De Blasio quoted an Association of Better New York study that says the tech industry has generated 291,000 jobs in New York and is growing. He pointed out that those jobs aren’t only located in Manhattan but have spread to Brooklyn, are taking root in Queens, and he’d like to see more growth in the Bronx and Staten Island. He said these jobs “are high quality, exactly the kind that New Yorkers need.”
De Blasio cited two major issues that the tech industry faces in New York City: attracting sufficient talent and providing “universal, affordable, high-speed Internet access throughout the city.” Technology thrives “when you have a pool of talented people, the right infrastructure, and financial backing for entrepreneurial and innovative thinking. Increasingly that’s true in New York City,” he said.
In addition to introducing the talent-pipeline program, de Blasio pointed to ongoing tech programs that city government has introduced to spur tech growth and employment, including: 1) The Tech Talent Draft, which connects 4,500 students to 150 New York City tech companies with 90 universities nationwide and in New York; 2) Generation Tech, which provides mentoring and immersion boot camp training for New York City high school students to foster careers in technology; and 3) Establishing the Jobs for New Yorkers Task Force, dedicated to fostering more tech jobs.
Changing the entire educational system and aligning CUNY with tech jobs are critical components of fostering more skilled workers for the tech industry, de Blasio suggested. He pointed to the career high school Academy for Software Engineering, where students receive associate degrees and can step right into working in the tech industry as an example of a program that works. But he added, “The status quo hasn’t worked on many levels, particularly in providing the type of talent this community needs.”
In terms of extending broad band access city-wide, de Blasio cited the Harlem Wi-Fi program, which will provide free Wi-Fi to 80,000 people residing between 110th and 138th Street. “We can’t continue to have a digital divide that holds back citizens,” he stated.
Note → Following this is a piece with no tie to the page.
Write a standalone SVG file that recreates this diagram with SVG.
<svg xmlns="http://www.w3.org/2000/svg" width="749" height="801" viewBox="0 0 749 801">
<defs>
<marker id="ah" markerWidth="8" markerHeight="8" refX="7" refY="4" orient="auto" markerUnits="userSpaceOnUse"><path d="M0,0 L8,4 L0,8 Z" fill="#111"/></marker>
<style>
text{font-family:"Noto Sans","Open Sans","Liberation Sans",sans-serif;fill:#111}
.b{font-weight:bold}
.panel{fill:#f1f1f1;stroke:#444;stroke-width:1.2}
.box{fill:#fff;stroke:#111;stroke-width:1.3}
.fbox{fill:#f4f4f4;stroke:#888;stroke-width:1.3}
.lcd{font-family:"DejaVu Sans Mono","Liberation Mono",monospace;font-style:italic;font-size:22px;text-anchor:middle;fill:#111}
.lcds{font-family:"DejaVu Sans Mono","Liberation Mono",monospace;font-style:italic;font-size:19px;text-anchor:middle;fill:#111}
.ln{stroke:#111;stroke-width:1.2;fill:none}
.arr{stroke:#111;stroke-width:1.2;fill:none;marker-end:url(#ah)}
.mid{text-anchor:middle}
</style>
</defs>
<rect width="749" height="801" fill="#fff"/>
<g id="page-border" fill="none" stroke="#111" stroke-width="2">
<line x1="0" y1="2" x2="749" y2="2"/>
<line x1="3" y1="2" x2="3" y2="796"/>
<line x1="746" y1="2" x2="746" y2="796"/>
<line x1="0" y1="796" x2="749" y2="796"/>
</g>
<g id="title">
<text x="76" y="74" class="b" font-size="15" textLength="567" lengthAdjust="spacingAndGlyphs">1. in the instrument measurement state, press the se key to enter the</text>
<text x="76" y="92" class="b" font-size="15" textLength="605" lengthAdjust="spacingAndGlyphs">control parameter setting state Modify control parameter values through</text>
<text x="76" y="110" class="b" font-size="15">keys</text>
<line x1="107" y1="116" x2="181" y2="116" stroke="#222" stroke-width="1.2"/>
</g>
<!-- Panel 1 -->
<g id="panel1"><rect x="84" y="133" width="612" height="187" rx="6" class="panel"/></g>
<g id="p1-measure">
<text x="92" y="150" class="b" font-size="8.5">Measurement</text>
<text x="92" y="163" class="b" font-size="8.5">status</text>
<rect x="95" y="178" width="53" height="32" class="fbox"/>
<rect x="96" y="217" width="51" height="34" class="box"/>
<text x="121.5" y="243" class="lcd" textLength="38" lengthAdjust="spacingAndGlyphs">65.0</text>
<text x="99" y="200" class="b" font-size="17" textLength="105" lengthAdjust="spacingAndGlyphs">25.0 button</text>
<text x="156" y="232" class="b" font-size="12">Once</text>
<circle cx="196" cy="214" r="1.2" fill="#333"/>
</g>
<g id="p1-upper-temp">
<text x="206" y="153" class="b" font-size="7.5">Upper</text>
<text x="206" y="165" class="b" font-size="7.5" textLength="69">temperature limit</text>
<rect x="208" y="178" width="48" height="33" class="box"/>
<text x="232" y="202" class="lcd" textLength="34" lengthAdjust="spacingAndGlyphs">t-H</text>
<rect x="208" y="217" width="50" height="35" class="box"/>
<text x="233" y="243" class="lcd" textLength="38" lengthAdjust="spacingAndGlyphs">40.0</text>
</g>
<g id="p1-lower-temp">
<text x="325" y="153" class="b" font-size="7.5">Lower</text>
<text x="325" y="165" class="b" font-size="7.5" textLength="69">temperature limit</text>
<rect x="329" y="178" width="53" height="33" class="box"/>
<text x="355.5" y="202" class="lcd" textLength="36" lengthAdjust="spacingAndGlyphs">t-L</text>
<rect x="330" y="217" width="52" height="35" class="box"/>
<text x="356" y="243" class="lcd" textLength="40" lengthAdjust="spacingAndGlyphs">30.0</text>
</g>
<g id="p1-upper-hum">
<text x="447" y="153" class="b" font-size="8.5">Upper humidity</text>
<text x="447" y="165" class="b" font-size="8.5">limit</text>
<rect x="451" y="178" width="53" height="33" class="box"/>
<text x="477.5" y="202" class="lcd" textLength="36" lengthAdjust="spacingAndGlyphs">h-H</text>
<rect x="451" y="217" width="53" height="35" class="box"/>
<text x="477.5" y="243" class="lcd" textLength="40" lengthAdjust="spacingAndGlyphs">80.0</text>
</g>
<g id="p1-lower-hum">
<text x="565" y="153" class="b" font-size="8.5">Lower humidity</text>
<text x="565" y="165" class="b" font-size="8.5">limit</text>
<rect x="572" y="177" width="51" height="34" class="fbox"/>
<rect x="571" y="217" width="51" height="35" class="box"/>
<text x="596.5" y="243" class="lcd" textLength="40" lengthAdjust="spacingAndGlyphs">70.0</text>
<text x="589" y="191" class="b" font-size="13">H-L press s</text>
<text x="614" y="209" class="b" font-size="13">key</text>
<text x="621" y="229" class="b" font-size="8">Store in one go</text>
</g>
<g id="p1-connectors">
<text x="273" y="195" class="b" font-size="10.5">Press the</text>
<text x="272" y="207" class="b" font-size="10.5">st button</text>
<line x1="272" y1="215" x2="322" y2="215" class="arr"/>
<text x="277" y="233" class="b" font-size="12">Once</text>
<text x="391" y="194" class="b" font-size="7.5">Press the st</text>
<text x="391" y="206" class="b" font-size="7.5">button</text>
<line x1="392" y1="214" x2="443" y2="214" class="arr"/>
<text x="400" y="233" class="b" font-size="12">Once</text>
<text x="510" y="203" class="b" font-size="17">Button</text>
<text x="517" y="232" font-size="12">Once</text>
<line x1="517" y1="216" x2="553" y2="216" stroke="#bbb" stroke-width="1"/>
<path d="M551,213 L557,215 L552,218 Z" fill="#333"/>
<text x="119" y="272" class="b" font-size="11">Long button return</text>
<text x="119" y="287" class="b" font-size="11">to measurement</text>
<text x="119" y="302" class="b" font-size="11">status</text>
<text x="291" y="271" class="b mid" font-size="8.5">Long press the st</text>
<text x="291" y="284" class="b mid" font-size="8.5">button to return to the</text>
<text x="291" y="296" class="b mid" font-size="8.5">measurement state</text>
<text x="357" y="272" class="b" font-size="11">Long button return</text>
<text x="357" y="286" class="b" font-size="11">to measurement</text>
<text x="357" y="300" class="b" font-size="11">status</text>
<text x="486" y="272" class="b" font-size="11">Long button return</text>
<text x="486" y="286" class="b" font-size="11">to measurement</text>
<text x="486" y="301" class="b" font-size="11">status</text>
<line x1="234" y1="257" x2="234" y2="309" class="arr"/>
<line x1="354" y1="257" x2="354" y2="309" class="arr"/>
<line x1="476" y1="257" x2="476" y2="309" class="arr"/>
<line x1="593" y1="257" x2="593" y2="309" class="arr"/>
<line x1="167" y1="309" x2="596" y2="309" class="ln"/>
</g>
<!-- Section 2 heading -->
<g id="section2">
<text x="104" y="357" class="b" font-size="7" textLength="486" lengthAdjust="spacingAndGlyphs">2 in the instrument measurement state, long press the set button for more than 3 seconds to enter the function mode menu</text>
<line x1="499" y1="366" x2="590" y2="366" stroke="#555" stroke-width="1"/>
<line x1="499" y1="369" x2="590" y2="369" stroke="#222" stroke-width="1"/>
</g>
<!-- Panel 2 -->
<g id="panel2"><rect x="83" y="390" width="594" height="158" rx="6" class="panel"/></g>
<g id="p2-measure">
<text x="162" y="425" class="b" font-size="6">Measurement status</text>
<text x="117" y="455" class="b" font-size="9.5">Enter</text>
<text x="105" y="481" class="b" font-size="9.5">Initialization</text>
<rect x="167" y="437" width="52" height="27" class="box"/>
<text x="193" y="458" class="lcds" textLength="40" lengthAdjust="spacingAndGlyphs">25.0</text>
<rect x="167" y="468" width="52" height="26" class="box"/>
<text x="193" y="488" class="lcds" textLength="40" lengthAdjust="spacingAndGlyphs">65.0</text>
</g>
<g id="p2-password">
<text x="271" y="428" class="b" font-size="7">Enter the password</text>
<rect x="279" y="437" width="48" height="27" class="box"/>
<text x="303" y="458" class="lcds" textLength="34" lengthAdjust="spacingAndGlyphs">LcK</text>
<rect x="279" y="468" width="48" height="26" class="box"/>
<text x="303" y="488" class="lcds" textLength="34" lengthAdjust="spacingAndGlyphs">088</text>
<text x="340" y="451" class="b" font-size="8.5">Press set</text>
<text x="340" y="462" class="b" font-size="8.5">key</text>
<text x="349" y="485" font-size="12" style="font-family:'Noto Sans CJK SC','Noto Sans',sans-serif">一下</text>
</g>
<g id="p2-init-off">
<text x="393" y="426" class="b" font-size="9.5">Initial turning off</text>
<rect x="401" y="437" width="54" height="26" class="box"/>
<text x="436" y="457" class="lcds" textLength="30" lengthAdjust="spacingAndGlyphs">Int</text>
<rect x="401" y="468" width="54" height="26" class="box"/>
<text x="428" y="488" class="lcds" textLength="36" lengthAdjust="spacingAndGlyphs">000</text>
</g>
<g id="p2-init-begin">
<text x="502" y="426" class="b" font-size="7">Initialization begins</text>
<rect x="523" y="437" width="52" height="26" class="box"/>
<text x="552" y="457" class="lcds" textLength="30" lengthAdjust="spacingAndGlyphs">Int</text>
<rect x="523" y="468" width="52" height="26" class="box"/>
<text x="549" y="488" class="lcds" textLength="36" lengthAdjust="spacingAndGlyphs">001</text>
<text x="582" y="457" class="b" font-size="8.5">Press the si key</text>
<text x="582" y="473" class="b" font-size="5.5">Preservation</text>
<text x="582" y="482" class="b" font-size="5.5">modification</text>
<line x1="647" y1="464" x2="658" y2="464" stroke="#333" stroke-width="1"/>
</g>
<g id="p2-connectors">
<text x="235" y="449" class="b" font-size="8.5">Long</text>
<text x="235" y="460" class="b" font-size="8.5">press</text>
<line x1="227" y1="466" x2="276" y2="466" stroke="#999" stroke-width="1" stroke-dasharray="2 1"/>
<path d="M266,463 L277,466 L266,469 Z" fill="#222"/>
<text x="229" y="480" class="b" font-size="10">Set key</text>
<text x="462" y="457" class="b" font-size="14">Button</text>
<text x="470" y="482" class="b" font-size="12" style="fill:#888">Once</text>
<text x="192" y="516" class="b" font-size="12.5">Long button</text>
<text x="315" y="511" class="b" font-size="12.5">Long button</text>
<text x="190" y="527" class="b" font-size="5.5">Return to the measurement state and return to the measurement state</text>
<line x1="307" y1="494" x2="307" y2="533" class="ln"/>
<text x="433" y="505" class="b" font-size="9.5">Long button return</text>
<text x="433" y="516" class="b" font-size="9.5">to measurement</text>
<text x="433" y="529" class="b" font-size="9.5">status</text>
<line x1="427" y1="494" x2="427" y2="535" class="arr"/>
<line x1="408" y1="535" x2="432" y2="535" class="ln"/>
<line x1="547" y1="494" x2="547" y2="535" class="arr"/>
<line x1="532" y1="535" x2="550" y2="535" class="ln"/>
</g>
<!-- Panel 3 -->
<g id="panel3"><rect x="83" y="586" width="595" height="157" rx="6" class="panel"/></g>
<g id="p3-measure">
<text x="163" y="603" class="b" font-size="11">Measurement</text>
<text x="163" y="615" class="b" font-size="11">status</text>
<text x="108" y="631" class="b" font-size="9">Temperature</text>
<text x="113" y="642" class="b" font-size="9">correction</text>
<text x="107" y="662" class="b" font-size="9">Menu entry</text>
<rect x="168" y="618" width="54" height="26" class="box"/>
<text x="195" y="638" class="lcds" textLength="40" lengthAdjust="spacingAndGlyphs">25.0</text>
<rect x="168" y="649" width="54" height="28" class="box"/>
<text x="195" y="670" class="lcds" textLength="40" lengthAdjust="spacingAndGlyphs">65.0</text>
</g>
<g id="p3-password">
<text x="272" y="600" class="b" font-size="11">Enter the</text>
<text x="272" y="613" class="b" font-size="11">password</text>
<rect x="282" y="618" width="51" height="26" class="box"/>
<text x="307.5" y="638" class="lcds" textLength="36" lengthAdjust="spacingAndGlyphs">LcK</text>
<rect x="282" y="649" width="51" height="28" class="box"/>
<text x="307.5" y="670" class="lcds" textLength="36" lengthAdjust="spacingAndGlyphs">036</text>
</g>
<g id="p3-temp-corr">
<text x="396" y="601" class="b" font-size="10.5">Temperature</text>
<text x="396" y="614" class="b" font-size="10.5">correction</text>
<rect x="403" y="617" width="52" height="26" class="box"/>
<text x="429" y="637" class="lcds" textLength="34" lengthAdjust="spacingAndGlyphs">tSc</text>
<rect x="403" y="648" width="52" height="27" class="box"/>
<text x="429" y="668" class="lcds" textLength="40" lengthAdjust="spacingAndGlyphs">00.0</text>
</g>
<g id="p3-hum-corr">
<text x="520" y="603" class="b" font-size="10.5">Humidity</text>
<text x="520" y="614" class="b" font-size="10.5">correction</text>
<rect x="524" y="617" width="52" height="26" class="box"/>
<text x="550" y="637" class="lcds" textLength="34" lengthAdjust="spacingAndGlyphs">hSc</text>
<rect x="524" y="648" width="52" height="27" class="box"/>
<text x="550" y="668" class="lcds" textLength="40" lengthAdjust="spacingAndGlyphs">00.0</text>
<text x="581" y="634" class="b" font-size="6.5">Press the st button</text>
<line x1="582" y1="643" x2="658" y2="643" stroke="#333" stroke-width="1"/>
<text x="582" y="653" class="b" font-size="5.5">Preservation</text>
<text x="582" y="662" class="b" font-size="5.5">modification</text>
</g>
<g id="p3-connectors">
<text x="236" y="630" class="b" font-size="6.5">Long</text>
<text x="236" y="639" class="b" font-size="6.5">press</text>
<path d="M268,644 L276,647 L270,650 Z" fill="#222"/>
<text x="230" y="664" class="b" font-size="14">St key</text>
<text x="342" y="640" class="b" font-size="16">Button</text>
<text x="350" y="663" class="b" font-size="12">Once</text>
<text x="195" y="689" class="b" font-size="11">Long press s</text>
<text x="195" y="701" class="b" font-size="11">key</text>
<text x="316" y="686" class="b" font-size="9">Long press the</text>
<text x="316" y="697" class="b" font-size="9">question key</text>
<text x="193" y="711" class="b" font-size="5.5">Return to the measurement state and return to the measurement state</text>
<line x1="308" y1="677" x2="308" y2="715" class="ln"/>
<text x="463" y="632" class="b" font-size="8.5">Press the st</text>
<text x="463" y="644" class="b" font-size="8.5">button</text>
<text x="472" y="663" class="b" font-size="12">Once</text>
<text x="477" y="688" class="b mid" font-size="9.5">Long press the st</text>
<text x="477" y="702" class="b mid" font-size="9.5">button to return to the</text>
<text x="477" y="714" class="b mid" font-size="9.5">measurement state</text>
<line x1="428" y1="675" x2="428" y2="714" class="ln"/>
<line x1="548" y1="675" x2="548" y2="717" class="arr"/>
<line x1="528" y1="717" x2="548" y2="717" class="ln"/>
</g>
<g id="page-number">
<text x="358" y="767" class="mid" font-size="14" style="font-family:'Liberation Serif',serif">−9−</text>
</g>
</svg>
He noted that 10,000 antiquated pay phones will be turned into Internet hot spots. “We need to introduce more competition and explore our franchise agreements with Verizon Fios, Time Warner Cable to hold them accountable to provide service,” he said.
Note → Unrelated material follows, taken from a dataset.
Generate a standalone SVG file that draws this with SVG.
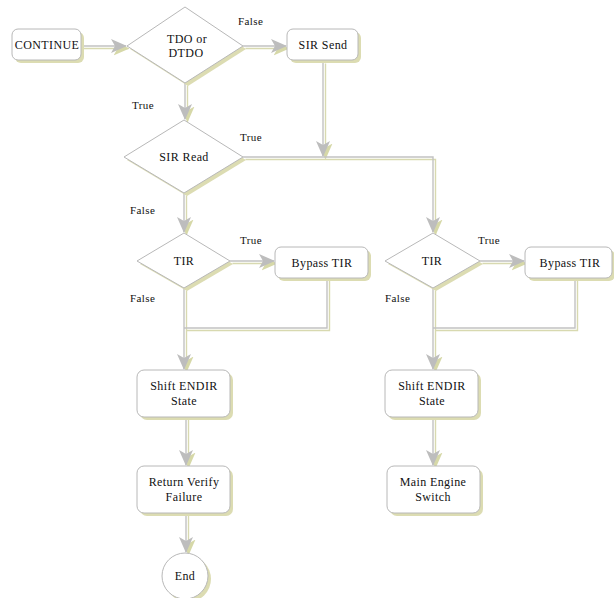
<svg xmlns="http://www.w3.org/2000/svg" width="614" height="598" viewBox="0 0 614 598">
<style>
.sh{fill:#dcdcb2;stroke:none}
.bx{fill:#ffffff;stroke:#b8b8b8;stroke-width:1}
.t{font-family:'Liberation Serif','DejaVu Serif','Times New Roman',serif;font-size:12px;fill:#111111;text-anchor:middle;letter-spacing:0.4px}
.lb{font-family:'Liberation Serif','DejaVu Serif','Times New Roman',serif;font-size:11px;fill:#111111;letter-spacing:0.4px}
.c{fill:none;stroke:#c2c2c2;stroke-width:1.4}
.cs{fill:none;stroke:#d8d9b0;stroke-width:1.4}
</style>
<defs>
<marker id="ag" markerWidth="16" markerHeight="14" refX="15" refY="7" orient="auto" markerUnits="userSpaceOnUse">
<path d="M0,0 L16,7 L0,14 L4,7 Z" fill="#bdbdbd"/>
</marker>
<marker id="ao" markerWidth="16" markerHeight="14" refX="15" refY="7" orient="auto" markerUnits="userSpaceOnUse">
<path d="M0,0 L16,7 L0,14 L4,7 Z" fill="#d6d8a8"/>
</marker>
</defs>

<g id="connectors">
<g transform="translate(2.5,2.5)">
<path class="cs" d="M81,46 H126" marker-end="url(#ao)"/>
<path class="cs" d="M243,46 H286" marker-end="url(#ao)"/>
<path class="cs" d="M185,83 V119" marker-end="url(#ao)"/>
<path class="cs" d="M323,61 V156" marker-end="url(#ao)"/>
<path class="cs" d="M243,157 H433 V232" marker-end="url(#ao)"/>
<path class="cs" d="M184,193 V232" marker-end="url(#ao)"/>
<path class="cs" d="M230,261 H274" marker-end="url(#ao)"/>
<path class="cs" d="M327,278 V328 H184"/>
<path class="cs" d="M184,288 V369" marker-end="url(#ao)"/>
<path class="cs" d="M186,417 V465" marker-end="url(#ao)"/>
<path class="cs" d="M186,513 V552" marker-end="url(#ao)"/>
<path class="cs" d="M480,261 H524" marker-end="url(#ao)"/>
<path class="cs" d="M575,278 V328 H433"/>
<path class="cs" d="M433,288 V369" marker-end="url(#ao)"/>
<path class="cs" d="M433,417 V465" marker-end="url(#ao)"/>
</g>
<path class="c" d="M81,46 H126" marker-end="url(#ag)"/>
<path class="c" d="M243,46 H286" marker-end="url(#ag)"/>
<path class="c" d="M185,83 V119" marker-end="url(#ag)"/>
<path class="c" d="M323,61 V156" marker-end="url(#ag)"/>
<path class="c" d="M243,157 H433 V232" marker-end="url(#ag)"/>
<path class="c" d="M184,193 V232" marker-end="url(#ag)"/>
<path class="c" d="M230,261 H274" marker-end="url(#ag)"/>
<path class="c" d="M327,278 V328 H184"/>
<path class="c" d="M184,288 V369" marker-end="url(#ag)"/>
<path class="c" d="M186,417 V465" marker-end="url(#ag)"/>
<path class="c" d="M186,513 V552" marker-end="url(#ag)"/>
<path class="c" d="M480,261 H524" marker-end="url(#ag)"/>
<path class="c" d="M575,278 V328 H433"/>
<path class="c" d="M433,288 V369" marker-end="url(#ag)"/>
<path class="c" d="M433,417 V465" marker-end="url(#ag)"/>
</g>

<g id="labels">
<text class="lb" x="238" y="25">False</text>
<text class="lb" x="132" y="109">True</text>
<text class="lb" x="240" y="141">True</text>
<text class="lb" x="130" y="214">False</text>
<text class="lb" x="240" y="244">True</text>
<text class="lb" x="130" y="302">False</text>
<text class="lb" x="478" y="244">True</text>
<text class="lb" x="385" y="302">False</text>
</g>

<g id="continue">
<rect class="sh" x="15" y="32" width="69" height="31" rx="6"/>
<rect class="bx" x="12" y="29" width="69" height="31" rx="6"/>
<text class="t" x="47" y="49">CONTINUE</text>
</g>

<g id="tdo">
<polygon class="sh" points="188,10 246,49 188,86 130,49"/>
<polygon class="bx" points="185,7 243,46 185,83 127,46"/>
<text class="t" x="187" y="43">TDO or</text>
<text class="t" x="186" y="57">DTDO</text>
</g>

<g id="sirsend">
<rect class="sh" x="290" y="32" width="71" height="31" rx="6"/>
<rect class="bx" x="287" y="29" width="71" height="31" rx="6"/>
<text class="t" x="323" y="49">SIR Send</text>
</g>

<g id="sirread">
<polygon class="sh" points="187,123 246,160 187,196 127,160"/>
<polygon class="bx" points="184,120 243,157 184,193 124,157"/>
<text class="t" x="184" y="161">SIR Read</text>
</g>

<g id="tir1">
<polygon class="sh" points="187,236 233,264 187,291 140,264"/>
<polygon class="bx" points="184,233 230,261 184,288 137,261"/>
<text class="t" x="184" y="265">TIR</text>
</g>

<g id="bypass1">
<rect class="sh" x="278" y="250" width="93" height="31" rx="6"/>
<rect class="bx" x="275" y="247" width="93" height="31" rx="6"/>
<text class="t" x="322" y="267">Bypass TIR</text>
</g>

<g id="shift1">
<rect class="sh" x="140" y="373" width="93" height="47" rx="7"/>
<rect class="bx" x="137" y="370" width="93" height="47" rx="7"/>
<text class="t" x="184" y="390">Shift ENDIR</text>
<text class="t" x="184" y="405">State</text>
</g>

<g id="returnverify">
<rect class="sh" x="140" y="469" width="93" height="47" rx="7"/>
<rect class="bx" x="137" y="466" width="93" height="47" rx="7"/>
<text class="t" x="184" y="486">Return Verify</text>
<text class="t" x="184" y="501">Failure</text>
</g>

<g id="end">
<circle class="sh" cx="188" cy="579" r="23"/>
<circle class="bx" cx="185" cy="576" r="23"/>
<text class="t" x="185" y="580">End</text>
</g>

<g id="tir2">
<polygon class="sh" points="436,236 483,264 436,291 388,264"/>
<polygon class="bx" points="433,233 480,261 433,288 385,261"/>
<text class="t" x="432" y="265">TIR</text>
</g>

<g id="bypass2">
<rect class="sh" x="528" y="250" width="87" height="31" rx="6"/>
<rect class="bx" x="525" y="247" width="87" height="31" rx="6"/>
<text class="t" x="570" y="267">Bypass TIR</text>
</g>

<g id="shift2">
<rect class="sh" x="388" y="373" width="93" height="47" rx="7"/>
<rect class="bx" x="385" y="370" width="93" height="47" rx="7"/>
<text class="t" x="432" y="390">Shift ENDIR</text>
<text class="t" x="432" y="405">State</text>
</g>

<g id="mainengine">
<rect class="sh" x="390" y="469" width="93" height="47" rx="7"/>
<rect class="bx" x="387" y="466" width="93" height="47" rx="7"/>
<text class="t" x="433" y="486">Main Engine</text>
<text class="t" x="433" y="501">Switch</text>
</g>
</svg>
the mayor took a shot at Silicon Valley, still the No. 1 tech employer in the country. If this meeting were held in Silicon Valley, attendees would need to have driven long distances to get back to their workplace. But in New York, “people can walk back to work or take a bike, a Citibike or subway a few stops,” the mayor said. “It’s a community that’s vibrant and growing and people can see each other all the time, in a natural, organic way. They walk to work and can talk about a great idea.”
This year’s event comes as New York City seeks to assert itself as the east coast answer to Silicon Valley, with leading technology programs and a growing startup culture.
In his speech, de Blasio outlined in detail his administration’s strategy for bolstering the city’s tech sector.
The seventh annual Internet Week features more than 200 events, from panel discussions with tech visionaries like Chet Kanojia, founder and CEO of Aereo, to Q&A sessions with the people whose real-life story inspired the popular Netflix show Orange Is the New Black.